The creation of these exploits, the widespread use of Windows Servers as domain controllers in US government networks, the 10 out of 10 maximum severity rating that the Zerologon bug received, and the "grave impact" of a successful attack is what determined DHS officials to issue a rare emergency directive late Friday afternoon.

"CISA [Cybersecurity and Infrastructure Security Agency] has determined that this vulnerability poses an unacceptable risk to the Federal Civilian Executive Branch and requires an immediate and emergency action," DHS CISA said in Emergency Directive 20-04.

System admins have until Monday to patch

DHS CISA officials gave federal system administrators until the end of day on Monday to patch all their Windows Servers configured as domain controllers (11:59 PM EDT, Monday, Sept. 21, 2020).

Windows Servers that can't be patched are to be taken offline and removed from the network, the DHS ordered.

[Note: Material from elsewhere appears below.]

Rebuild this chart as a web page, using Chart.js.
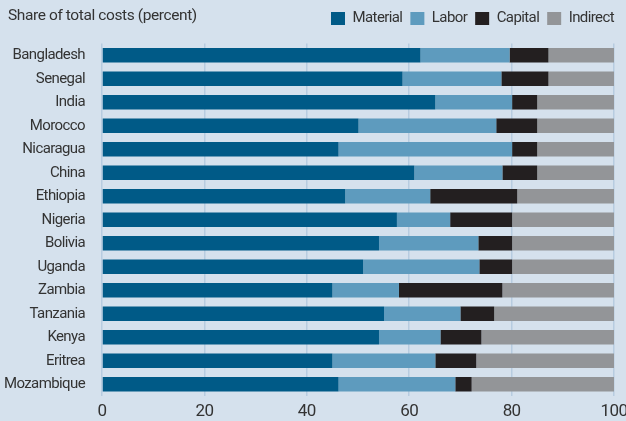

The short deadline for applying security updates is primarily due to the ease of exploitation and severe consequences of a successful Zerologon attack.

Even if Zerologon is not one of those vulnerabilities that can't be used as the tip of the spear in a cyber-attack and break into a network, the bug is an ideal secondary payload in the second stage of an attack, allowing hackers full control over an entire network if the domain controller was left unpatched.

This entire week, the entire cyber-security community has repeatedly warned about how dangerous this vulnerability really is, despite being a "second stage" exploit.

"You must prioritize patching over detection with this kind of bug," Andrew Robbins, Adversary Resilience Lead at cyber-security firm SpecterOps, said earlier on Twitter.

"Once an attacker owns your DC, their persistence options far exceed what even the most advanced organizations can hope to recover from," Robbins added. "An ounce of patching is worth 10 tons of response."